Riders under 18 must take the existing, separate online Youth OHV Safety Course that costs $35, or take an approved in-person, hands-on skill course and exam.
Non-resident visitors to Utah will also need to complete the course and purchase a non-resident OHV permit.
OHVs may also not be rented out unless the potential renter has proof they have completed the state course.
The types of off-highway vehicles the course is required for are: all street-legal OHVs, type I all-terrain vehicles, type II utility terrain vehicles or side-by-sides, type 3 OHVs and off-highway motorcycles.
Exempted from the course requirement are snowmobile operators, implements for agriculture, guided tours and sanctioned OHV events.
The course goes live on the Utah Division of Outdoor Recreation website on Sunday, Jan. 1, with enforcement beginning Feb. 1.

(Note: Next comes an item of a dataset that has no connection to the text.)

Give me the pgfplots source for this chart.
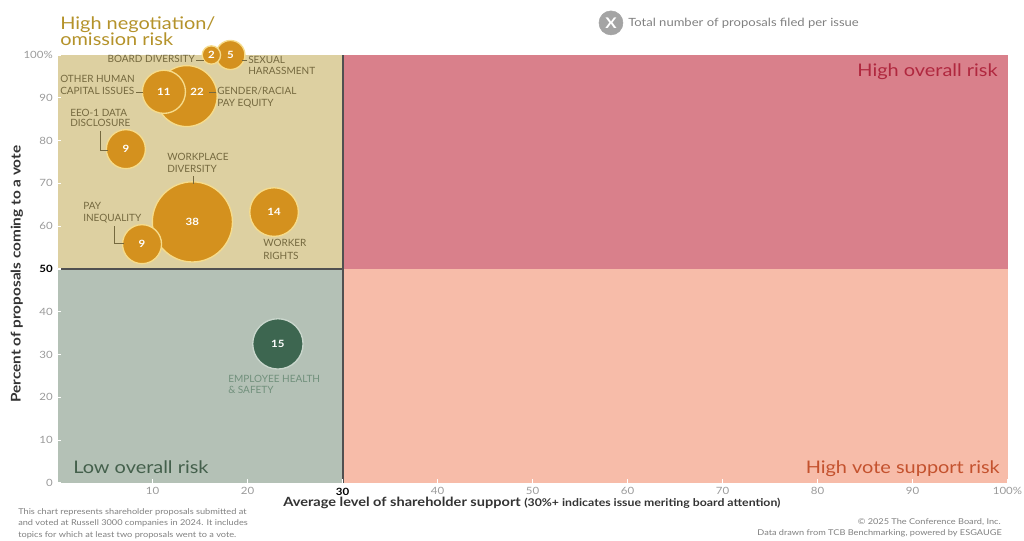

Background and OHV license plate requirement
The OHV course is the result of 2022’s House Bill 180, which saw near-unanimous support in the Utah House and Senate when it passed during the general legislative earlier this year.
Sponsored by Rep. Carl Albrecht and Sen. Curtis Bramble, the beginnings of the bill came from members of the state’s OHV community and had support from the Utah Farm Bureau Federation and other groups.
The course required under the bill is meant to help OHV operations “respect the land they are driving on,” Bramble said on the Senate floor prior to the bill’s passing that of the legislature in early March.
Overall, the bill’s supporters said its purpose was to help OHV operators better learn how to safely and respectfully use off-road trails on public and private lands. Both Curtis and Bramble said parts of the state have experienced acts of vandalism with the destruction of private property by OHV operators either deliberately or out of ignorance.
This became a heightened concern during the COVID-19 pandemic as people left the cities and descended on rural Utah and issues of trail abuse, riders going off-trail and other personal property violations began to rise. This led to members of the OHV community wanting measures to be taken at the state level to address the issue as worries over the potential closure of existing trails to public use in order to curb the abuse was a potential consequence of the actions of a few “ bad actors.”
“This is a group-generated bill,” Albrecht said in February before the House’s near-unanimous vote approving the bill.
As a part of HB 180’s passing, OHV operators are also required to get a license plate for their vehicles. The license plate will be used as a way to identify and catch individuals who abuse and damage the trails.
OHV license plates can be obtained through the Utah Division of Motor Vehicles for $35.
As for the punishment for such violations, HB 180’s sponsors noted it would be community service –namely making the ones who originally caused the damage to go back and repair it.
“This will help us protect our natural resources and trails,” Albrecht said.